By Paul Day
MADRID (Reuters) – There are no signs of a new property bubble in Spain and the sector is far from showing any indications of over-valuation seen before its 2008 collapse, Bank of Spain Governor Pablo Hernandez de Cos said on Wednesday.
The governor’s comments came shortly after the National Statistics Institute (INE) reported that house sales rose by 15.8 percent in October, the seventh straight month of increases. House prices have risen almost 25 percent since a return to growth at the start of 2015, INE figures show.
In the run-up to the 2008 crisis, the construction sector was worth around 12 percent of Spain’s economic output, there was a sharp growth in lending and house prices were overvalued, Hernandez de Cos said.
“Where are we today? We’re a long way from any excessive growth in credit..and the weight of construction has seen an important adjustment,” he told a banking conference in Madrid.
Spain’s economy slumped for nearly five years after a burst property bubble sent prices falling as much as 40 percent, hit the construction sector and left millions out of work.

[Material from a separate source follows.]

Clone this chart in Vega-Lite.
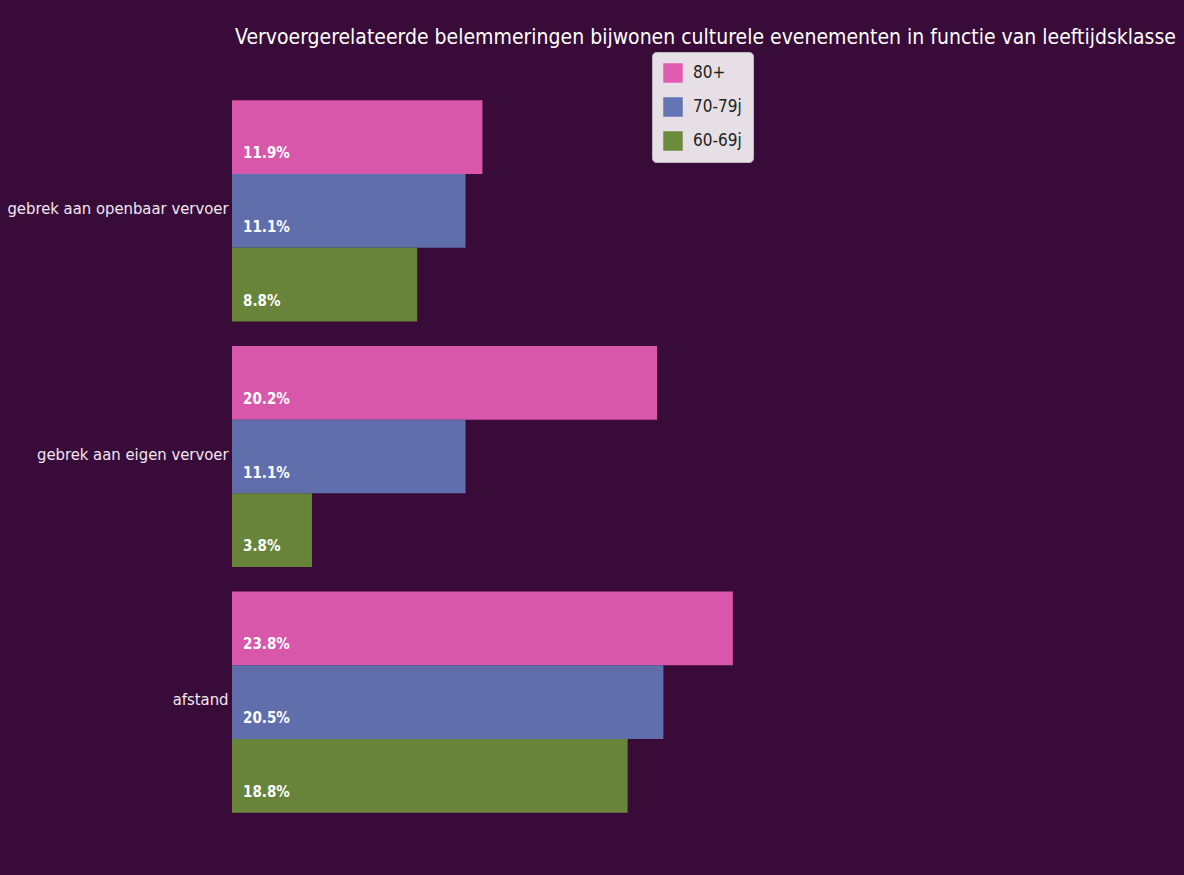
{
  "$schema": "https://vega.github.io/schema/vega-lite/v6.json",
  "width": 947,
  "height": 737,
  "padding": {"left": 232, "top": 88, "right": 5, "bottom": 50},
  "autosize": {"type": "none"},
  "background": "#380b38",
  "config": {
    "view": {"stroke": null},
    "font": "DejaVu Sans Condensed, Liberation Sans Narrow, Roboto"
  },
  "title": {
    "text": "Vervoergerelateerde belemmeringen bijwonen culturele evenementen in functie van leeftijdsklasse",
    "color": "#ffffff",
    "fontSize": 21,
    "fontWeight": "normal",
    "font": "DejaVu Sans Condensed, Liberation Sans Narrow, Roboto",
    "anchor": "middle",
    "offset": 4
  },
  "data": {
    "values": [
      {"reden": "gebrek aan openbaar vervoer", "leeftijd": "80+", "pct": 11.9},
      {"reden": "gebrek aan openbaar vervoer", "leeftijd": "70-79j", "pct": 11.1},
      {"reden": "gebrek aan openbaar vervoer", "leeftijd": "60-69j", "pct": 8.8},
      {"reden": "gebrek aan eigen vervoer", "leeftijd": "80+", "pct": 20.2},
      {"reden": "gebrek aan eigen vervoer", "leeftijd": "70-79j", "pct": 11.1},
      {"reden": "gebrek aan eigen vervoer", "leeftijd": "60-69j", "pct": 3.8},
      {"reden": "afstand", "leeftijd": "80+", "pct": 23.8},
      {"reden": "afstand", "leeftijd": "70-79j", "pct": 20.5},
      {"reden": "afstand", "leeftijd": "60-69j", "pct": 18.8}
    ]
  },
  "transform": [
    {"calculate": "format(datum.pct, '.1f') + '%'", "as": "label"}
  ],
  "encoding": {
    "y": {
      "field": "reden",
      "type": "nominal",
      "sort": ["gebrek aan openbaar vervoer", "gebrek aan eigen vervoer", "afstand"],
      "scale": {"paddingInner": 0.1, "paddingOuter": 0.05},
      "axis": {
        "title": null,
        "domain": false,
        "ticks": false,
        "labelColor": "#f2e6f2",
        "labelFontSize": 16.5,
        "labelLimit": 0,
        "labelPadding": 4,
        "labelBaseline": "middle",
        "labelOffset": -2
      }
    },
    "yOffset": {
      "field": "leeftijd",
      "type": "nominal",
      "sort": ["80+", "70-79j", "60-69j"],
      "scale": {"paddingInner": 0, "paddingOuter": 0}
    },
    "x": {
      "field": "pct",
      "type": "quantitative",
      "scale": {"domain": [0, 45], "nice": false},
      "axis": null
    }
  },
  "layer": [
    {
      "mark": {"type": "bar", "stroke": null, "opacity": 0.95},
      "encoding": {
        "color": {
          "field": "leeftijd",
          "type": "nominal",
          "sort": ["80+", "70-79j", "60-69j"],
          "scale": {
            "domain": ["80+", "70-79j", "60-69j"],
            "range": ["#e05cb0", "#6274b2", "#6a8b3a"]
          },
          "legend": {
            "title": null,
            "orient": "none",
            "legendX": 420,
            "legendY": -36,
            "symbolType": "square",
            "symbolSize": 380,
            "symbolStrokeWidth": 0,
            "symbolOpacity": 1,
            "labelFontSize": 17,
            "labelColor": "#222222",
            "rowPadding": 14,
            "padding": 11,
            "fillColor": "#e6e0e6",
            "strokeColor": "#bbbbbb",
            "cornerRadius": 4,
            "labelOffset": 10
          }
        }
      }
    },
    {
      "mark": {
        "type": "text",
        "align": "left",
        "baseline": "middle",
        "dx": 11,
        "dy": 16,
        "color": "#ffffff",
        "fontWeight": "bold",
        "fontSize": 15
      },
      "encoding": {
        "x": {"datum": 0},
        "text": {"field": "label", "type": "nominal"}
      }
    }
  ]
}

The construction sector has shrunk considerably since the end of the last decade and now accounts for between five and six percent of economic output. Mortgage lending has also seen a sharp reduction as banks have reined in credit.
Housing prices, meanwhile, have shown some turnaround since the economy returned to growth in 2013, but remain manageable, Hernandez de Cos said.
“In the case of house values, we’ve seen prices rise quickly but we’re still a long way from where we were during the crisis,” he said.